EXERCISE MATERIAL →
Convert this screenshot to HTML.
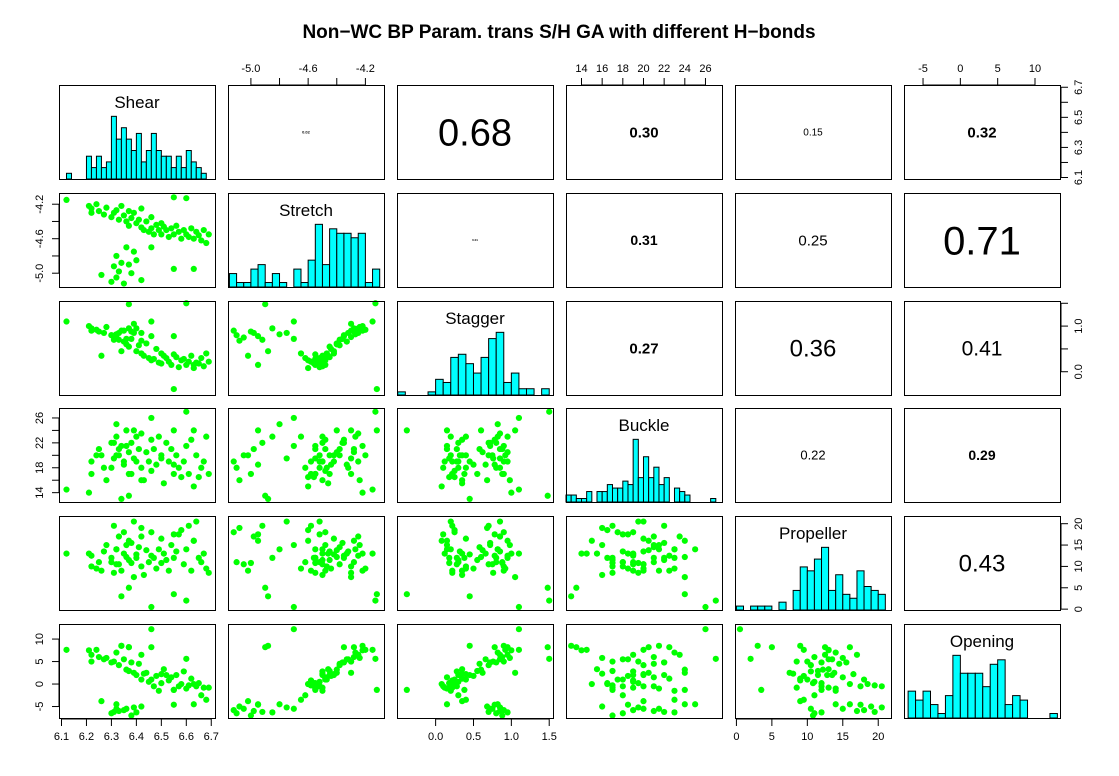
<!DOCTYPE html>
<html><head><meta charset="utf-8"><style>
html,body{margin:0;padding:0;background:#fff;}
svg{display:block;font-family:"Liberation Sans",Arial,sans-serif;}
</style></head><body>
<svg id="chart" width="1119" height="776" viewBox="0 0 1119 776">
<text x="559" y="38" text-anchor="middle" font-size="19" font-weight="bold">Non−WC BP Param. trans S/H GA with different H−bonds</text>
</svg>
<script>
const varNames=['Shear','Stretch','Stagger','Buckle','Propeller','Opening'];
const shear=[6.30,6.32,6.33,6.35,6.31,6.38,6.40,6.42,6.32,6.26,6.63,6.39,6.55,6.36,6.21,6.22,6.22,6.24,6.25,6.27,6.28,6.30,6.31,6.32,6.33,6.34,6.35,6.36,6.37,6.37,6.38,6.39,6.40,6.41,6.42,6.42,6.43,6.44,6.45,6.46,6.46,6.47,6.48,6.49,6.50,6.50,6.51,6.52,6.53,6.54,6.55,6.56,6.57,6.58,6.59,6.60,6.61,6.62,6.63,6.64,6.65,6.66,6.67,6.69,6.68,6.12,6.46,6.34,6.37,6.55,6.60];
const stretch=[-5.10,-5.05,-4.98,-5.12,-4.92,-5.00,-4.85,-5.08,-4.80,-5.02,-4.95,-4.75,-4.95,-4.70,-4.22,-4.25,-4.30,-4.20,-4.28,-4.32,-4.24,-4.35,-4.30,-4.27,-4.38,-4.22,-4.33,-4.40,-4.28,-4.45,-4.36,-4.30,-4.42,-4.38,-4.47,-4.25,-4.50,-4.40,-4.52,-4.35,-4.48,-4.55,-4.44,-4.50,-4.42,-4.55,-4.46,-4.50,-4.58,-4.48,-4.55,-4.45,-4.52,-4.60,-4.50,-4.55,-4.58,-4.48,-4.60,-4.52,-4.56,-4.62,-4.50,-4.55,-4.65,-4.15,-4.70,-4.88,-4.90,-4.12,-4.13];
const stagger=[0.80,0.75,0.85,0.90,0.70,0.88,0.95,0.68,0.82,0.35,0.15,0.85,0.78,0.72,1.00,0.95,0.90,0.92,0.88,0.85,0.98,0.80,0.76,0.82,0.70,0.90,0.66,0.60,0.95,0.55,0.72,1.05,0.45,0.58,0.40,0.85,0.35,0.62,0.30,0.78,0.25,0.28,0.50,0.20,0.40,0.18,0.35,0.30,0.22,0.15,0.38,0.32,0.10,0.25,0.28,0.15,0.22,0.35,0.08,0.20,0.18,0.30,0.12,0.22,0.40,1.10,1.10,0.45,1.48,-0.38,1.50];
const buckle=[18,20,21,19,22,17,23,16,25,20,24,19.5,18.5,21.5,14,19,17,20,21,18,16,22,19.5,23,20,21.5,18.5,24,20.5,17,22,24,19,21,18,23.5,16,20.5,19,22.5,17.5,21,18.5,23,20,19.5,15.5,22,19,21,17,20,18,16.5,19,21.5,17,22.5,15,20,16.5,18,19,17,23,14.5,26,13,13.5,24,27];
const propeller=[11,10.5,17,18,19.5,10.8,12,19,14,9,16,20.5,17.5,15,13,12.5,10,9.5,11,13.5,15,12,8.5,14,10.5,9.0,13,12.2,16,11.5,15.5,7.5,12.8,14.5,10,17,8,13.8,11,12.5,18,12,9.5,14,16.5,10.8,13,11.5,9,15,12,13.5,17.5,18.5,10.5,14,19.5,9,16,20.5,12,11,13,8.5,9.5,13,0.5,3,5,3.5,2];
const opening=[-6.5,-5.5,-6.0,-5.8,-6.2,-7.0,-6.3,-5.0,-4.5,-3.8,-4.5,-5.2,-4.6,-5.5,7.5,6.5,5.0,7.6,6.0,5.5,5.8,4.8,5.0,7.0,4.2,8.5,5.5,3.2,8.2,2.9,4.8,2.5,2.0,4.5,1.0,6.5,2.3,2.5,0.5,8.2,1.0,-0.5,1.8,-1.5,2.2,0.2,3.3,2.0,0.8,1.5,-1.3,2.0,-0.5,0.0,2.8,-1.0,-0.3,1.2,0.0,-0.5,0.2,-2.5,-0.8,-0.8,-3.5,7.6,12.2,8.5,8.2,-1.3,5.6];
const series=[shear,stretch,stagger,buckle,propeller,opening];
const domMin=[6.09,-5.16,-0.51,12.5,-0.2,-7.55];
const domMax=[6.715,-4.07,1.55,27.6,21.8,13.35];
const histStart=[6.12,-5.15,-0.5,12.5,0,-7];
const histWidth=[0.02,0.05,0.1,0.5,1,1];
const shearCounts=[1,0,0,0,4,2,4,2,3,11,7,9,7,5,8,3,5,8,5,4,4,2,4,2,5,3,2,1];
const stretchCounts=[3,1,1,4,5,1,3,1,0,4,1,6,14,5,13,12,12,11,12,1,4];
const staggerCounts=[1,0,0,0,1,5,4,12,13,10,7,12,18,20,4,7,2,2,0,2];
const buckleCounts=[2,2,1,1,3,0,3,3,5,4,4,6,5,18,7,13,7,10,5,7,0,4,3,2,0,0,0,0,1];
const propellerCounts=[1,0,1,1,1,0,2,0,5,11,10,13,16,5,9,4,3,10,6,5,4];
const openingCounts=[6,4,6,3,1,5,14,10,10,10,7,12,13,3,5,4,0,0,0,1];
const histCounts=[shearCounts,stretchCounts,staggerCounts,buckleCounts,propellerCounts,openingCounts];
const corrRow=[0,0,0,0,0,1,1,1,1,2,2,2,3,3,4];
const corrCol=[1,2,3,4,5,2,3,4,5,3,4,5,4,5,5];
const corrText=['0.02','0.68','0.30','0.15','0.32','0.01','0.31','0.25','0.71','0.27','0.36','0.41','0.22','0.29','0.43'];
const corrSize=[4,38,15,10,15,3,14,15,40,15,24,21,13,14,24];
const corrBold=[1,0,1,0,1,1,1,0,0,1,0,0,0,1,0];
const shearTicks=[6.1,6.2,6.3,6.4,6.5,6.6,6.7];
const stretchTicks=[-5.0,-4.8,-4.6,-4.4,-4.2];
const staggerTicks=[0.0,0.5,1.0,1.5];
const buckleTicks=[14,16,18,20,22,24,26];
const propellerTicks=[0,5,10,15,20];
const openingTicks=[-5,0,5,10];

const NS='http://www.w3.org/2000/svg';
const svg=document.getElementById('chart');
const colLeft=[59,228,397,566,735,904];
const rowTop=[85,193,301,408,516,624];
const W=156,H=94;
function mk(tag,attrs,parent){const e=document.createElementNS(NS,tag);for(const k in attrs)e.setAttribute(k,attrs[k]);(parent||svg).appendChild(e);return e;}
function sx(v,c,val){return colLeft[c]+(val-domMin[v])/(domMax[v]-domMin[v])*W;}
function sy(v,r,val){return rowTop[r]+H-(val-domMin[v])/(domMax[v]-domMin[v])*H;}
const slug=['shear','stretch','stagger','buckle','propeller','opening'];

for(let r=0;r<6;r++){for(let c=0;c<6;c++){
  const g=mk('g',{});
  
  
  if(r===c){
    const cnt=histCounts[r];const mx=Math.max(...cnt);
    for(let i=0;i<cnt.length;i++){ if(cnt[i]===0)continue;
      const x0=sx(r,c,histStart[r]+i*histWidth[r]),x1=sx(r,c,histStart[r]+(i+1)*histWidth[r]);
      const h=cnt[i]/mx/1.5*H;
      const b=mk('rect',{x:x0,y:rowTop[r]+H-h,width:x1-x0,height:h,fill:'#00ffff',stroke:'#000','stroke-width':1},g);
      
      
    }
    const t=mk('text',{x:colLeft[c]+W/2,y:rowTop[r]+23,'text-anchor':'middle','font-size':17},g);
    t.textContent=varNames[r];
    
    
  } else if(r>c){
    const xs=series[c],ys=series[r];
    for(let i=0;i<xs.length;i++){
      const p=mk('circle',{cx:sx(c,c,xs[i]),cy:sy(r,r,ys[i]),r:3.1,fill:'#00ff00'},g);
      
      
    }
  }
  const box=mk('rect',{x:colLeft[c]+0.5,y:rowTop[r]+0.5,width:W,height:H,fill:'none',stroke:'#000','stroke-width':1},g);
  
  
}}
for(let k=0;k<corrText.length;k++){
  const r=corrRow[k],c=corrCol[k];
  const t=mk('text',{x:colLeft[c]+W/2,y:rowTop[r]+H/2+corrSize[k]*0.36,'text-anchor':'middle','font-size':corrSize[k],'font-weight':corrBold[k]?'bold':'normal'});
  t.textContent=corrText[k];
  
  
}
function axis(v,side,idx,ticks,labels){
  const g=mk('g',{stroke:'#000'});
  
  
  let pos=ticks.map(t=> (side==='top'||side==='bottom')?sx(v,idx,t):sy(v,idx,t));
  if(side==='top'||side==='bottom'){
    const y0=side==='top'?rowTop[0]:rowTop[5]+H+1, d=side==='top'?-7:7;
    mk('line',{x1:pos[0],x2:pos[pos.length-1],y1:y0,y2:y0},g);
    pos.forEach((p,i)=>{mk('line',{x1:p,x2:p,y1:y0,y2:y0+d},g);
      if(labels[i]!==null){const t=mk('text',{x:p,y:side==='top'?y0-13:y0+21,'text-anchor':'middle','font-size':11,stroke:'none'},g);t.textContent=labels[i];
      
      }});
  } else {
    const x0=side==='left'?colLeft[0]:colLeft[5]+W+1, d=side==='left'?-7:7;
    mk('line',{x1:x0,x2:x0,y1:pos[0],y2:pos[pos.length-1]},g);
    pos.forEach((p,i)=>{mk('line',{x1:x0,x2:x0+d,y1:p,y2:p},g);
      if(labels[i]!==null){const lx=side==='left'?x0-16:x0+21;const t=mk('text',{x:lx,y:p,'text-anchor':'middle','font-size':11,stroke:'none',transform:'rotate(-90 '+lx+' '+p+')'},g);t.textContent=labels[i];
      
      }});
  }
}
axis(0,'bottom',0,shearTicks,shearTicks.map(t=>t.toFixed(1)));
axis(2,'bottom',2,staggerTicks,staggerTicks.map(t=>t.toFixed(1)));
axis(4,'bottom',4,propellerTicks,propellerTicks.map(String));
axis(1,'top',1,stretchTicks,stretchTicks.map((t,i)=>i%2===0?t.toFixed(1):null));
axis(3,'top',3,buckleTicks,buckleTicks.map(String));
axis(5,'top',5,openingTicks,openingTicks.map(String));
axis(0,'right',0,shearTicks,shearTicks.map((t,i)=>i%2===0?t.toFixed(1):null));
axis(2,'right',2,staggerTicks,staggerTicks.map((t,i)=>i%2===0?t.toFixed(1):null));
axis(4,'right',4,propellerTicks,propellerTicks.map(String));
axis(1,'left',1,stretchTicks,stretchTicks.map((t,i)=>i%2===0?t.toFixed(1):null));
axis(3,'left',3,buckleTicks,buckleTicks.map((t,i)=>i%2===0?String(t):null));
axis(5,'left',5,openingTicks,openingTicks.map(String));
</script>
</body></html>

...

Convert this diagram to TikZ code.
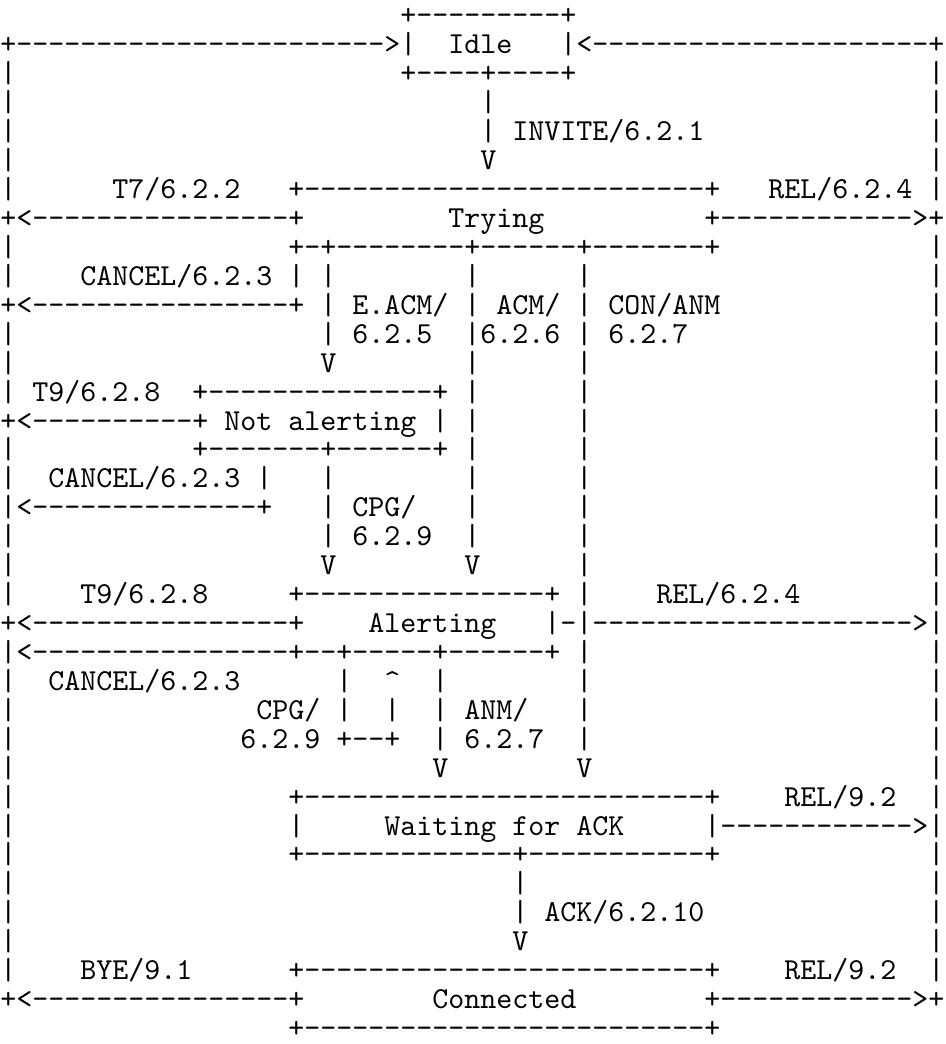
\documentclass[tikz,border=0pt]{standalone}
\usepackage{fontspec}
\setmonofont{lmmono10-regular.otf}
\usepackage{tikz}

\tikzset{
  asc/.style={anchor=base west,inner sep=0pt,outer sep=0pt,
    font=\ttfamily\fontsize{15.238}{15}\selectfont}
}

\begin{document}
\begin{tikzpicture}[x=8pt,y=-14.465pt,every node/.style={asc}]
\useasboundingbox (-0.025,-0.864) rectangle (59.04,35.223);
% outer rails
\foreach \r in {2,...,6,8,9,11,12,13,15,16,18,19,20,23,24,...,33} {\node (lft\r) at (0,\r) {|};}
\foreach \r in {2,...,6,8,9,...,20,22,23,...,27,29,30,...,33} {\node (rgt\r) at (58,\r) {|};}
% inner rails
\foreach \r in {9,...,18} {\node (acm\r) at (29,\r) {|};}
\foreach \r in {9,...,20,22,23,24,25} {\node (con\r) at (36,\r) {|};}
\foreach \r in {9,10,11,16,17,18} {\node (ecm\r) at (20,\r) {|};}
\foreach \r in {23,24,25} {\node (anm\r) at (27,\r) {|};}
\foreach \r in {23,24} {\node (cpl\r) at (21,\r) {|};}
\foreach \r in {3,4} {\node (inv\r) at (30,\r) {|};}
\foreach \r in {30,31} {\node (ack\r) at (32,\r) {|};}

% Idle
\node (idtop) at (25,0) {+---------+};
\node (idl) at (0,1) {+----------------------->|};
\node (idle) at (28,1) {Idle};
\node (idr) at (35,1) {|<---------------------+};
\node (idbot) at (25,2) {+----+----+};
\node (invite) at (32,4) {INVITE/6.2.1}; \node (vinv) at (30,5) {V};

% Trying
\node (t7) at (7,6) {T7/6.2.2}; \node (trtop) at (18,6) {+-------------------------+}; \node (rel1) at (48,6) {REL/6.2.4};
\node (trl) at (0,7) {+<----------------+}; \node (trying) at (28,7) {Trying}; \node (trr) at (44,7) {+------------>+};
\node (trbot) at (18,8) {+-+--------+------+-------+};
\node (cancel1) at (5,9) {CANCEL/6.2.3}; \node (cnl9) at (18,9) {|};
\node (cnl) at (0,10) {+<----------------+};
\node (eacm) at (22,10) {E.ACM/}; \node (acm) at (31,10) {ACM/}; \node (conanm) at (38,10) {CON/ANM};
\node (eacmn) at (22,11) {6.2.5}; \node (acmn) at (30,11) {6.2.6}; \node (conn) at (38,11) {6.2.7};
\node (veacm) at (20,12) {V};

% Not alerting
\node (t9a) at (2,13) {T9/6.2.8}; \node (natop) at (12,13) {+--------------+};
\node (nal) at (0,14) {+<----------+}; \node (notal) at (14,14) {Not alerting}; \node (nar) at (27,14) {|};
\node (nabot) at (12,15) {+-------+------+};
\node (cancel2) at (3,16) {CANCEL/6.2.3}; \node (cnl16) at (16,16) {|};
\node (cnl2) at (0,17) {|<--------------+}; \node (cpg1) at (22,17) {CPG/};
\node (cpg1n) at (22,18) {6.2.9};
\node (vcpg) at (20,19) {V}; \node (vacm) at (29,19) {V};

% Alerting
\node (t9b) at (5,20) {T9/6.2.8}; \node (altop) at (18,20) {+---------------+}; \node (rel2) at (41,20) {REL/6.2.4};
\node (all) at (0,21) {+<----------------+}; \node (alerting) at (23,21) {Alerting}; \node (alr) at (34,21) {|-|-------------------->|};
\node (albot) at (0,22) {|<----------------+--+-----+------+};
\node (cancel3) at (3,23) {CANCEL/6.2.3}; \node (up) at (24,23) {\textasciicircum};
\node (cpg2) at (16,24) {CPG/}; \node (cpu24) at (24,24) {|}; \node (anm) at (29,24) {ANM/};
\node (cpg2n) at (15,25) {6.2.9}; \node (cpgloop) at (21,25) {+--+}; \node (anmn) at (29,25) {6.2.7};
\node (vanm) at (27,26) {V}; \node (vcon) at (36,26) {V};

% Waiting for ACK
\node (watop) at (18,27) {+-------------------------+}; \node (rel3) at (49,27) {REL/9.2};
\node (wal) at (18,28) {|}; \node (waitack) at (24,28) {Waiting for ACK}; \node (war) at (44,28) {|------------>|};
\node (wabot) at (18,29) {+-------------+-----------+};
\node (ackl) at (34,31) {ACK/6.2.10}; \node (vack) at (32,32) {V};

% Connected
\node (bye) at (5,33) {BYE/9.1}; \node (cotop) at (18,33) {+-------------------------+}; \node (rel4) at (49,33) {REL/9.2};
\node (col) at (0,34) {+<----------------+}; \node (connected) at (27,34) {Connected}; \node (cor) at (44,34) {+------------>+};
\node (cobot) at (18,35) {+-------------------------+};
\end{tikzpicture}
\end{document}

YOUR OBJECTIVE → The copy should hold exactly the lines from the line with "Convert this diagram to TikZ code." to the line with "(invite) at (32,4)", both ends in, set down without any pictures and with nothing added.

ANSWER FOR THIS EXERCISE →
Convert this diagram to TikZ code.
\documentclass[tikz,border=0pt]{standalone}
\usepackage{fontspec}
\setmonofont{lmmono10-regular.otf}
\usepackage{tikz}

\tikzset{
  asc/.style={anchor=base west,inner sep=0pt,outer sep=0pt,
    font=\ttfamily\fontsize{15.238}{15}\selectfont}
}

\begin{document}
\begin{tikzpicture}[x=8pt,y=-14.465pt,every node/.style={asc}]
\useasboundingbox (-0.025,-0.864) rectangle (59.04,35.223);
% outer rails
\foreach \r in {2,...,6,8,9,11,12,13,15,16,18,19,20,23,24,...,33} {\node (lft\r) at (0,\r) {|};}
\foreach \r in {2,...,6,8,9,...,20,22,23,...,27,29,30,...,33} {\node (rgt\r) at (58,\r) {|};}
% inner rails
\foreach \r in {9,...,18} {\node (acm\r) at (29,\r) {|};}
\foreach \r in {9,...,20,22,23,24,25} {\node (con\r) at (36,\r) {|};}
\foreach \r in {9,10,11,16,17,18} {\node (ecm\r) at (20,\r) {|};}
\foreach \r in {23,24,25} {\node (anm\r) at (27,\r) {|};}
\foreach \r in {23,24} {\node (cpl\r) at (21,\r) {|};}
\foreach \r in {3,4} {\node (inv\r) at (30,\r) {|};}
\foreach \r in {30,31} {\node (ack\r) at (32,\r) {|};}

% Idle
\node (idtop) at (25,0) {+---------+};
\node (idl) at (0,1) {+----------------------->|};
\node (idle) at (28,1) {Idle};
\node (idr) at (35,1) {|<---------------------+};
\node (idbot) at (25,2) {+----+----+};
\node (invite) at (32,4) {INVITE/6.2.1}; \node (vinv) at (30,5) {V};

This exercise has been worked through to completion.